Rushdie’s book The Satanic Verses has been banned in Iran since 1988, as many Muslims consider it blasphemous. A year later, on February 14, 1989, Iran’s late leader, Ayatollah Ruhollah Khomeini, issued a fatwa calling for Rushdie’s death. The theocratic Iranian regime also offered a reward of more than $3 million for anyone who killed the writer, who holds dual British and US citizenship.

Author Salman Rushdie in 2010.
Author Salman Rushdie in 2010.David Levenson (Getty Images)

Iran’s government had long since distanced itself from Khomeini’s decree, but anti-Rushdie sentiment has persisted. In 2012, a semi-official Iranian religious foundation raised the reward for Rushdie’s death from $2.8 million to $3.3 million.

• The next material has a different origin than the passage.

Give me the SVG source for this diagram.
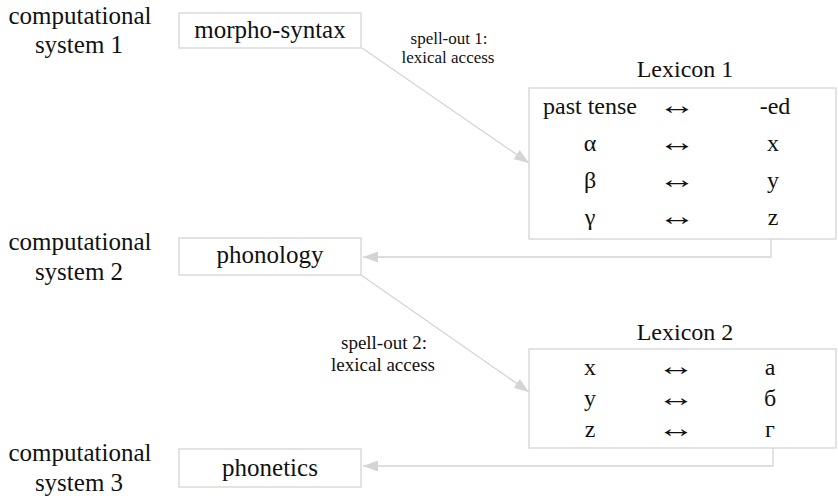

Rushdie, an English-language writer and perennial contender for the Nobel Prize in Literature, downplayed that threat then and said there was “no evidence” that people were interested in the reward. That year, Rushdie published a memoir, Joseph Anton, about the fatwa.

The 75-year-old author achieved international fame with the novel Midnight’s Children, which was published in 1980 and won him the Booker Prize, the UK’s most prestigious literary prize, the following year. The book sparked controversy in India for allegedly derogatory remarks towards the then prime minister of the country, Indira Gandhi.

With an overflowing imagination, his style has been compared to the magical realism of Gabriel García Márquez and Carlos Fuentes, among others. He himself has recognized on numerous occasions his important links with Latin American literature. His latest book Quixote (2020) adapts Cervantes’ classic to the situation that the United States under the Donald Trump administration.